DIRECTIONS FOR THIS TASK: Restate exactly the lines of the entries below, beginning with the first and ending with the line that holds "return pd.DataFrame(rows)". Pictures are not copied.

DATA ROWS:
----------------------------------------

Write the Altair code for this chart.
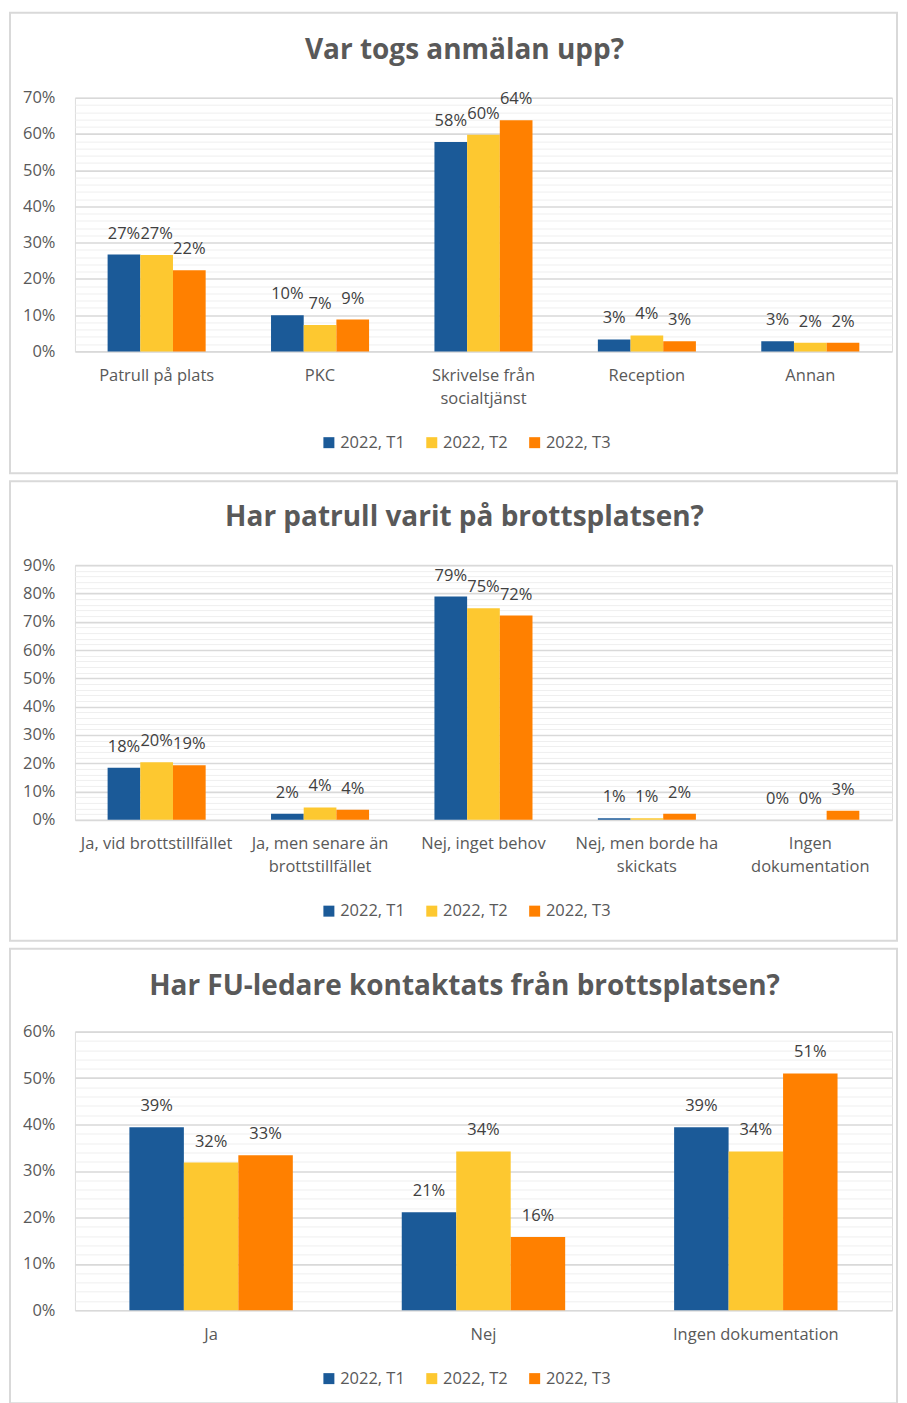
import altair as alt
import pandas as pd

series = ["2022, T1", "2022, T2", "2022, T3"]
colors = ["#1B5A98", "#FDC830", "#FF8000"]

# Panel 1
title1 = "Var togs anmälan upp?"
cats1 = ["Patrull på plats", "PKC", "Skrivelse från|socialtjänst", "Reception", "Annan"]
t1_1 = [26.7, 10.0, 57.8, 3.3, 2.8]
t2_1 = [26.6, 7.3, 59.8, 4.4, 2.4]
t3_1 = [22.4, 8.8, 63.8, 2.8, 2.4]
ymax1 = 70

# Panel 2
title2 = "Har patrull varit på brottsplatsen?"
cats2 = ["Ja, vid brottstillfället", "Ja, men senare än|brottstillfället", "Nej, inget behov",
         "Nej, men borde ha|skickats", "Ingen|dokumentation"]
t1_2 = [18.4, 2.2, 78.9, 0.6, 0.0]
t2_2 = [20.4, 4.4, 74.8, 0.6, 0.0]
t3_2 = [19.3, 3.6, 72.2, 2.2, 3.2]
ymax2 = 90

# Panel 3
title3 = "Har FU-ledare kontaktats från brottsplatsen?"
cats3 = ["Ja", "Nej", "Ingen dokumentation"]
t1_3 = [39.4, 21.1, 39.4]
t2_3 = [31.8, 34.2, 34.2]
t3_3 = [33.4, 15.8, 51.0]
ymax3 = 60

FONT = "Open Sans"
FS = 16.5
W = 818
PLOT_LEFT = 65  # from frame left to plot left


def make_df(cats, a, b, c):
    rows = []
    for i, cat in enumerate(cats):
        for s, vals in zip(series, [a, b, c]):
            rows.append({"cat": cat, "series": s, "v": vals[i]})
    return pd.DataFrame(rows)


def panel(title, cats, a, b, c, ymax, h, frame_top, frame_bottom, title_y, legend_y):
    df = make_df(cats, a, b, c)
    ticks = list(range(0, ymax + 1, 2))
    base = alt.Chart(df).transform_calculate(lbl="round(datum.v) + '%'")
    x = alt.X("cat:N", sort=cats, title=None,
              scale=alt.Scale(paddingInner=0.4, paddingOuter=0.2),
              axis=alt.Axis(labelAngle=0, ticks=False, domain=False,
                            labelExpr="split(datum.label, '|')",
                            labelFontSize=FS, labelColor="#595959", labelFont=FONT,
                            labelLineHeight=23, labelPadding=16, labelLimit=300))
    y = alt.Y("v:Q", title=None,
              scale=alt.Scale(domain=[0, ymax], nice=False),
              axis=alt.Axis(values=ticks, ticks=False, domain=False,
                            labelExpr="datum.value % 10 === 0 ? datum.value + '%' : ''",
                            labelFontSize=FS, labelColor="#595959", labelFont=FONT,
                            labelPadding=20,
                            gridColor=alt.condition("datum.value % 10 === 0",
                                                    alt.value("#D9D9D9"), alt.value("#EFEFEF")),
                            gridWidth=alt.condition("datum.value % 10 === 0",
                                                    alt.value(1.6), alt.value(1))))
    xo = alt.XOffset("series:N", sort=series, scale=alt.Scale(paddingInner=0))
    bars = base.mark_bar().encode(
        x=x, y=y, xOffset=xo,
        color=alt.Color("series:N", sort=series,
                        scale=alt.Scale(domain=series, range=colors),
                        legend=alt.Legend(title=None, orient="none", direction="horizontal",
                                          legendX=246, legendY=h + legend_y,
                                          symbolType="square", symbolSize=121,
                                          symbolStrokeWidth=0,
                                          labelFontSize=FS, labelColor="#595959",
                                          labelFont=FONT, columnPadding=18, labelOffset=3)),
    )
    labels = base.mark_text(baseline="bottom", dy=-13, fontSize=FS, color="#404040",
                            font=FONT).encode(
        x=x, y=y, xOffset=xo, text="lbl:N")
    frame = alt.Chart(alt.Data(values=[{"a": 1}])).mark_rect(
        filled=False, stroke="#D9D9D9", strokeWidth=2).encode(
        x=alt.value(-PLOT_LEFT), x2=alt.value(W + 5),
        y=alt.value(frame_top), y2=alt.value(h + frame_bottom))
    ttl = alt.Chart(alt.Data(values=[{"a": 1}])).mark_text(
        fontSize=28, fontWeight="bold", color="#595959", font=FONT,
        baseline="middle", align="center").encode(
        x=alt.value(390), y=alt.value(title_y), text=alt.value(title))
    return alt.layer(frame, bars, labels, ttl).properties(width=W, height=h)


p1 = panel(title1, cats1, t1_1, t2_1, t3_1, ymax1, 254, -85, 122, -47, 83)
p2 = panel(title2, cats2, t1_2, t2_2, t3_2, ymax2, 255, -84, 121, -47, 83)
p3 = panel(title3, cats3, t1_3, t2_3, t3_3, ymax3, 279, -83, 93, -45, 60)

chart = alt.vconcat(p1, p2, p3, spacing=4).resolve_scale(
    xOffset="independent", color="independent", x="independent", y="independent"
).resolve_legend(color="independent").properties(
    padding={"left": 0, "top": 2, "right": 0, "bottom": 0}
).configure_view(stroke=None).configure(background="white")

chart.save("out.html", embed_options={"renderer": "svg", "actions": False})
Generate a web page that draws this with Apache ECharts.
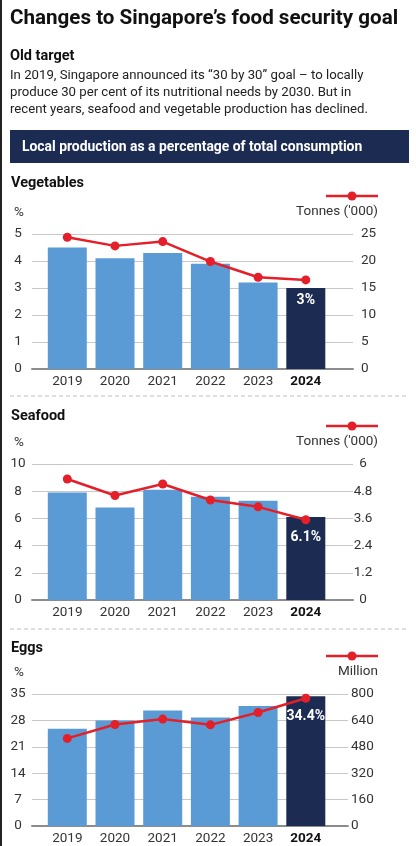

----------------------------------------

RESULT OF THE TASK:
Write the Altair code for this chart.
import altair as alt
import pandas as pd

series = ["2022, T1", "2022, T2", "2022, T3"]
colors = ["#1B5A98", "#FDC830", "#FF8000"]

# Panel 1
title1 = "Var togs anmälan upp?"
cats1 = ["Patrull på plats", "PKC", "Skrivelse från|socialtjänst", "Reception", "Annan"]
t1_1 = [26.7, 10.0, 57.8, 3.3, 2.8]
t2_1 = [26.6, 7.3, 59.8, 4.4, 2.4]
t3_1 = [22.4, 8.8, 63.8, 2.8, 2.4]
ymax1 = 70

# Panel 2
title2 = "Har patrull varit på brottsplatsen?"
cats2 = ["Ja, vid brottstillfället", "Ja, men senare än|brottstillfället", "Nej, inget behov",
         "Nej, men borde ha|skickats", "Ingen|dokumentation"]
t1_2 = [18.4, 2.2, 78.9, 0.6, 0.0]
t2_2 = [20.4, 4.4, 74.8, 0.6, 0.0]
t3_2 = [19.3, 3.6, 72.2, 2.2, 3.2]
ymax2 = 90

# Panel 3
title3 = "Har FU-ledare kontaktats från brottsplatsen?"
cats3 = ["Ja", "Nej", "Ingen dokumentation"]
t1_3 = [39.4, 21.1, 39.4]
t2_3 = [31.8, 34.2, 34.2]
t3_3 = [33.4, 15.8, 51.0]
ymax3 = 60

FONT = "Open Sans"
FS = 16.5
W = 818
PLOT_LEFT = 65  # from frame left to plot left


def make_df(cats, a, b, c):
    rows = []
    for i, cat in enumerate(cats):
        for s, vals in zip(series, [a, b, c]):
            rows.append({"cat": cat, "series": s, "v": vals[i]})
    return pd.DataFrame(rows)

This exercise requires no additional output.